Dynamic memory allocation (heap) in Compiler Design - Time & Space Complexity

When a program requests memory during its run, it uses dynamic memory allocation on the heap. Understanding how the time to allocate or free memory grows helps us know how efficient this process is.

We want to find out how the time needed changes as the program asks for more or larger memory blocks.

Analyze the time complexity of the following heap allocation code snippet.

void* allocate(int size) {
  Block* block = find_free_block(size); // search free list
  if (block == NULL) {
    block = request_from_os(size); // get new memory
  }
  mark_as_used(block);
  return block->address;
}
    

This code tries to find a free memory block of the requested size on the heap. If none is found, it asks the operating system for more memory.

Look for repeated work that affects time.

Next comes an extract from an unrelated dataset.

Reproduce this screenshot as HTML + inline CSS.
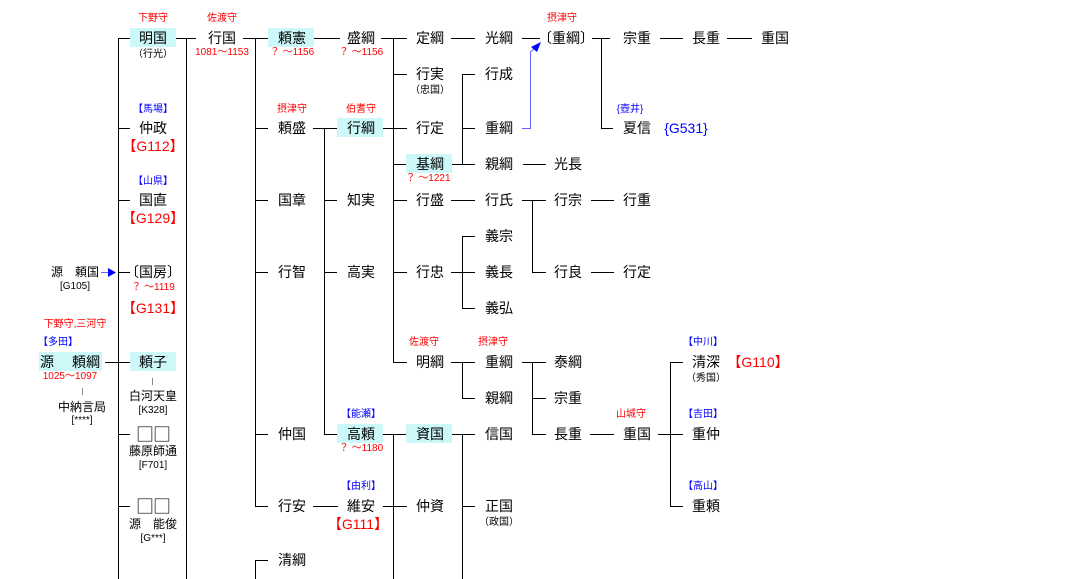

• Primary operation: Searching the free list for a suitable block.
• How many times: This search may check many blocks, depending on the free list size.

As the program runs and requests more memory, the free list can grow longer, making the search take more time.

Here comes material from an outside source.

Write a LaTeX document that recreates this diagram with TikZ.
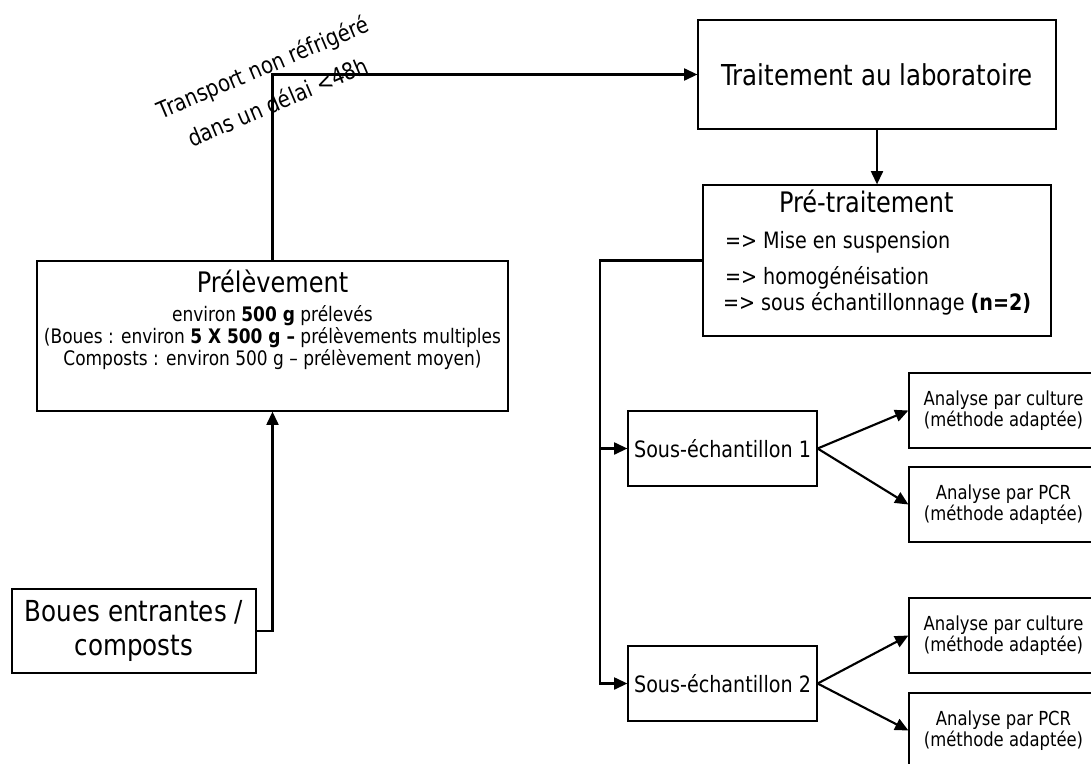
\documentclass[tikz,border=0pt]{standalone}
\usepackage{fontspec}
\setmainfont[FakeStretch=0.85]{DejaVu Sans}
\usetikzlibrary{arrows.meta, positioning}

\begin{document}
\begin{tikzpicture}[x=0.75pt, y=-0.75pt,
    box/.style={draw, line width=0.9pt, inner sep=0pt, align=center},
    sub/.style={box, minimum width=141.75pt, minimum height=56.25pt, font=\fontsize{16.9}{19}\selectfont},
    ana/.style={box, minimum width=141.75pt, minimum height=56.25pt, font=\fontsize{14.5}{14.5}\selectfont},
    conn/.style={line width=1.6pt, -{Triangle[length=10pt, width=9pt]}}]
    \useasboundingbox (0,0) rectangle (1091,763);
    \clip (0,0) rectangle (1091,763);

    \node[box, minimum width=268.5pt, minimum height=81.75pt, font=\fontsize{21.6}{24}\selectfont] (trait) at (877,74.5) {Traitement au laboratoire};
    \node[box] (pret) at (877,260.5) {\parbox[c][113.25pt][t]{261pt}{\fontsize{16.9}{16}\selectfont\raggedright
        \rule{0pt}{20.8pt}\hspace*{57pt}{\fontsize{21.2}{16}\selectfont Pré-traitement}\\[10.5pt]
        \hspace*{16.5pt}=> Mise en suspension\\[9.3pt]
        \hspace*{16.5pt}=> homogénéisation\\[1.5pt]
        \hspace*{15pt}=> sous échantillonnage \textbf{(n=2)}}};
    \node[box] (prel) at (272.5,336) {\parbox[c][112.5pt][t]{353.25pt}{\fontsize{15}{15}\selectfont\centering
        \rule{0pt}{23.25pt}{\fontsize{21.2}{15}\selectfont Prélèvement}\\[7.3pt]
        \mbox{environ \textbf{500 g} prélevés}\\
        \mbox{(Boues : environ \textbf{5 X 500 g –} prélèvements multiples}\\
        \mbox{Composts : environ 500 g – prélèvement moyen)}}};
    \node[box, minimum width=183pt, minimum height=63pt, font=\fontsize{21.7}{25}\selectfont] (boues) at (134,631) {Boues entrantes /\\composts};

    \node[sub] (sous1) at (722.5,448.5) {Sous-échantillon 1};
    \node[sub] (sous2) at (722.5,683.5) {Sous-échantillon 2};
    \node[ana] (ana1) at (1003.5,410.5) {Analyse par culture\\(méthode adaptée)};
    \node[ana] (ana2) at (1003.5,504.5) {Analyse par PCR\\(méthode adaptée)};
    \node[ana] (ana3) at (1003.5,635.5) {Analyse par culture\\(méthode adaptée)};
    \node[ana] (ana4) at (1003.5,730.5) {Analyse par PCR\\(méthode adaptée)};

    \node[rotate=23, align=center, font=\fontsize{17.4}{28.5}\selectfont] (transp) at (270,84) {Transport non réfrigéré\\dans un délai <48h};

    % arrows
    \draw[conn] (boues.east) -| (prel.south);
    \draw[conn] (prel.north) |- (trait.west);
    \draw[conn] (trait.south) -- (pret.north);
    \draw[conn] (pret.west) -| ([xshift=-20.25pt]sous2.west) -- (sous2.west);
    \draw[conn] ([xshift=-20.25pt]sous1.west) -- (sous1.west);
    \draw[conn] (sous1.east) -- (ana1.west);
    \draw[conn] (sous1.east) -- (ana2.west);
    \draw[conn] (sous2.east) -- (ana3.west);
    \draw[conn] (sous2.east) -- (ana4.west);
\end{tikzpicture}
\end{document}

Input Size (n)	Approx. Operations
10	About 10 checks in free list
100	About 100 checks
1000	About 1000 checks

Pattern observation: The time to find a free block grows roughly in direct proportion to the number of free blocks.

Time Complexity: O(n)

This means the time to allocate memory grows linearly with the number of free blocks to check.

[X] Wrong: "Allocating memory always takes constant time because the OS handles it quickly."

[OK] Correct: The program often searches a list of free blocks first, which can take longer as more blocks exist, so allocation time depends on this search.

Understanding how dynamic memory allocation time grows helps you explain real-world program performance and shows you can think about resource management clearly.

"What if the free blocks were stored in a balanced tree instead of a list? How would the time complexity change?"